Issues of civic branding aside, Ox-Bow’s importance to the Midwestern art community over the past century has been immense. The Ox-Bow school, says John Corbett, co-owner of Corbett vs. Dempsey, “has served as a sort of seed bed, a Utopian sanctuary for Chicago artists, replenishing them, re-connecting them with the natural environment, allowing them to experiment quite widely with unfamiliar media. If you consider the range of alums, Ox-Bow has been an important place not just to Chicago but to the American art scene in general.” Corbett and gallery co-founder Jim Dempsey were approached by the Ox-Bow Centennial committee several years ago with the idea of the gallery curating a show focused on the history of Ox-Bow. Corbett vs. Dempsey specializes in the work of Chicago artists and the post-1940 history of art in this region, making this gallery an ideal space to showcase work by Ox-Bow founder Fursman along with artists Albert Krebiel, Edgar Rupprecht, and Isobel Steele MacKinnon–all early supporters of Ox-Bow. The show also includes works by Francis Chapin, Eleanor Coen, Max Kahn, Ellen Lanyon, Miyoko Ito, Seymour Rosofsky, Margo Hoff, Peter Brötzman, Christina Ramberg, and others. There is also a small, very early lithograph by Claes Oldenburg on view behind the reception desk, made by the artist in the early 1950s when he was a student at Ox-Bow.

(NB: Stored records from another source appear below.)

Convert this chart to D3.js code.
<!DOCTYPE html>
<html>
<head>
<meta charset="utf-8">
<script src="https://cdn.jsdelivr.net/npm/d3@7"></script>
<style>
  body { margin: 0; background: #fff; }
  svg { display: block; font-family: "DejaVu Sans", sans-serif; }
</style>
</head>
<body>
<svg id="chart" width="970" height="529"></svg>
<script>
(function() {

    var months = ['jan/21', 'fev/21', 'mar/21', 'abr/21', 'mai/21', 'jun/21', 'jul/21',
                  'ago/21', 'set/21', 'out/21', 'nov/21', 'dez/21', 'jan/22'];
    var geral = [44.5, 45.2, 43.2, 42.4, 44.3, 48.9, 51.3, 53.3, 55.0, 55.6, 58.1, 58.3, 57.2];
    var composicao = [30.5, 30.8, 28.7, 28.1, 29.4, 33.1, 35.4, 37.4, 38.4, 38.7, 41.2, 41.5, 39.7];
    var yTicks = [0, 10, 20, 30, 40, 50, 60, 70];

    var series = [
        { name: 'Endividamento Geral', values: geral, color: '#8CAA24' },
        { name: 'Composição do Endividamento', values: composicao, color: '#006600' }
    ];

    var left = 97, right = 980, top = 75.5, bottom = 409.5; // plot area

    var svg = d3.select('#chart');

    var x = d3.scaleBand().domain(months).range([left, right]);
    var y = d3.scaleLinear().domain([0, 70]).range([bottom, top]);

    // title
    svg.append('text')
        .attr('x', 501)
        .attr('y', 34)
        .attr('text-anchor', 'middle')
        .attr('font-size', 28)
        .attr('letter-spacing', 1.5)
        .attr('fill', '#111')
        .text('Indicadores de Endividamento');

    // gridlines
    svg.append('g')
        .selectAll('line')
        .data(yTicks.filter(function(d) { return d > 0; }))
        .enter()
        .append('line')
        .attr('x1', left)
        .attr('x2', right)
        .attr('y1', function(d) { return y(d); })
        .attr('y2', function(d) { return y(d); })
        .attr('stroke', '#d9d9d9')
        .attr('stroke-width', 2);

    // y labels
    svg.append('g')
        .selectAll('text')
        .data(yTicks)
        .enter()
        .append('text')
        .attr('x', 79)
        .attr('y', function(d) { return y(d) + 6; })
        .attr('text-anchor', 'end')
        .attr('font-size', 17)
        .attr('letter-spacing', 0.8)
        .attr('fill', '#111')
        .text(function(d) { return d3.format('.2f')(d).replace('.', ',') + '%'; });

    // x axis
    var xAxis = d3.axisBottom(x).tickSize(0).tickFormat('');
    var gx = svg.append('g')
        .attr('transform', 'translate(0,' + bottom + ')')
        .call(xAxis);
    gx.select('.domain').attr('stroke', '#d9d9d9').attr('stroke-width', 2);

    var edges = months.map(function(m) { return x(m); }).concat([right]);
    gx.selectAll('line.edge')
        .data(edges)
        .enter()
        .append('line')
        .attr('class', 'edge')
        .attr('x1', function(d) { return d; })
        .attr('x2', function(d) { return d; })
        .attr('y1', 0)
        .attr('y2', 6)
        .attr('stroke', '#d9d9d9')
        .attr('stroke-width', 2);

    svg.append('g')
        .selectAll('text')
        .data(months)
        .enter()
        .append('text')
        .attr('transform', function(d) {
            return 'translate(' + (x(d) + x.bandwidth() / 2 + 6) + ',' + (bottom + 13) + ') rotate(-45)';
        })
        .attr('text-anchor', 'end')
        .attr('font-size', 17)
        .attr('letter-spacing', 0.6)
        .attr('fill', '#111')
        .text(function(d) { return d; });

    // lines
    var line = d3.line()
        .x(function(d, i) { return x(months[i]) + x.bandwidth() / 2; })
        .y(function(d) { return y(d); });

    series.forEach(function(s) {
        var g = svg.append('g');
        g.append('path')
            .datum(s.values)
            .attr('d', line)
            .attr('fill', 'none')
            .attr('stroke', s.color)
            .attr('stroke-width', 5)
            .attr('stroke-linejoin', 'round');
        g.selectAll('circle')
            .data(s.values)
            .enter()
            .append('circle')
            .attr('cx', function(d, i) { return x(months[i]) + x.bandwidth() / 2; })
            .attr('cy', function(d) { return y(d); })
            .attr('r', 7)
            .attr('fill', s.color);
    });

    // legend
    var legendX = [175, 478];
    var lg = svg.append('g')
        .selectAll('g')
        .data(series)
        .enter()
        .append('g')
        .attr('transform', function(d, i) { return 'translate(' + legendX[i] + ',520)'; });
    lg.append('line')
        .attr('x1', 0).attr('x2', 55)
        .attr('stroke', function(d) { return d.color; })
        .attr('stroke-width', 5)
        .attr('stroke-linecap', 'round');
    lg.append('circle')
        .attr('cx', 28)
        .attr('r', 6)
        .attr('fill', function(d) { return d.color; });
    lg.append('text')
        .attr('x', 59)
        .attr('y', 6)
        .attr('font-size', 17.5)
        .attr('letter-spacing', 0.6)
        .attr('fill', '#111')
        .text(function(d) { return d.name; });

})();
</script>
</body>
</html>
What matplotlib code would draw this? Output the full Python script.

Several of the works on view at Corbett vs. Dempsey depict the small, simply appointed rooms that artists call home during their summer stays at Ox-Bow. Miyoko Ito’s lithograph My Room at Ox-Bow shows a room with a twin bed, a small desk and lamp, and a window flung open to the view outside. Margo Hoff’s Untitled (Ox-Bow Interior), c. 1945, shows a similarly spare little chamber that includes an unmade iron bed, a simple wicker chair and cushion, and a bottle of wine on an otherwise empty shelf. Here, too, an open window expands the pictorial view to the grounds outside. Both artists depict their rooms as spaces of solitary refuge that nevertheless remain open to community and the outside world. Max Kahn’s watercolor painting of several figures standing on a dock conveys a related idea: the figures in his painting are standing in proximity to one another, but they’re staring off in different directions, lost in their own private thoughts. The work of these artists suggest that at Ox-Bow, the artists’ retreat can be a space of private musing or of group conviviality. Whether it’s the former or the latter can change from moment to moment, depending on the individual’s frame of mind.
Today, the Ox-Bow experience combines intense study with good old-fashioned goofing off. Classes meet from 10am to 5pm each day, with dinner served at 6pm. Afterward, there’s plenty of opportunity for recreation and hanging out, to swim and canoe, play volleyball, or dance around evening campfires. Ox-Bow is famous for its costume parties (as well as for the copious fleas, ticks, mosquitoes and spiders that often plague its residents). The experience of living and working with other people in this type of close, grimy proximity can be exhausting as well as exhilarating (for a more personal take on the Ox-Bow experience, check out the online blog of Chicago artist Susan Kwon, whose journal entries detail her experiences at Ox-Bow and its impact on her work). Few come away feeling the experience wasn’t 100% worth it. Earlier this month, the LeRoy Neiman Foundation announced that it was giving a $1 million dollar gift to Ox-Bow and the School of the Art Institute of Chicago, which now administers Ox-Bow, in honor of the latter’s 100th anniversary. The money will be used to fund scholarships and to support Ox-Bow’s fellowship program.
For the Ox-Bow Centennial Committee, coming up with a venue to showcase works from the younger Ox-Bow generation was a no-brainer: Eric May, who’s worked as head chef at Ox-Bow for the past 10 years, also happens to run the highly regarded contemporary art space Roots & Culture, which is just a few minutes walk from Corbett vs. Dempsey. In a 2006 interview with the website Center Stage Chicago, May noted that “at Ox-Bow, artists work together and live together as a community; it’s sort of an updated commune environment.” In Roots & Culture’s Ox-Bow show, the paintings, drawings, photographs and mixed-media installations tend to emphasize these types of communal social interactions over contemplative isolation. Carmen Price (who works alongside Mays in the Ox-Bow kitchen) submitted a gouache drawing titled Explore Your World, from 2006, which depicts a quirky circle of people, objects, and activities of the sort one might encounter at Ox-Bow. Nate Wolf’s oil painting Trouble, 2006, shows the sprawling activities of a mass of people; it could be the scene of a riot, a festival, or a giant playground for grown-ups. The inclusion of Mike Andrews‘s 2010 yarn tapestry provides a humorous nod to the lanyard and macrame handcrafts associated with summer camp art (it’s also a terrific example of this artist’s boldly colorful works, which combine handicraft and high Abstraction to truly loopy effect). Aspen Mays’s untitled photograph was made from the glowing bodies of fireflies trapped inside her camera. The insects’ bodies provided the light that exposed the film during a one minute period on a summer night at Ox-Bow (Mays released the fireflies once the roll was exposed).
The exhibition at Roots and Culture also includes the original kitchen stove and other appliances used at Ox-Bow, which were dismantled after the kitchen was updated in 2006 so that a winter session could be added. Although the stove is now a permanent part of Roots & Culture’s kitchen area, six Ox-Bow cooks, all of whom are artists, have amplified its significance by creating an art installation around it that “conjures the spirit of the Ox-Bow kitchen.” The resulting environment provides a fittingly unpretentious metaphor for sustenance, and a tribute to those unique forms of nourishment that only a place like Ox-Bow can provide.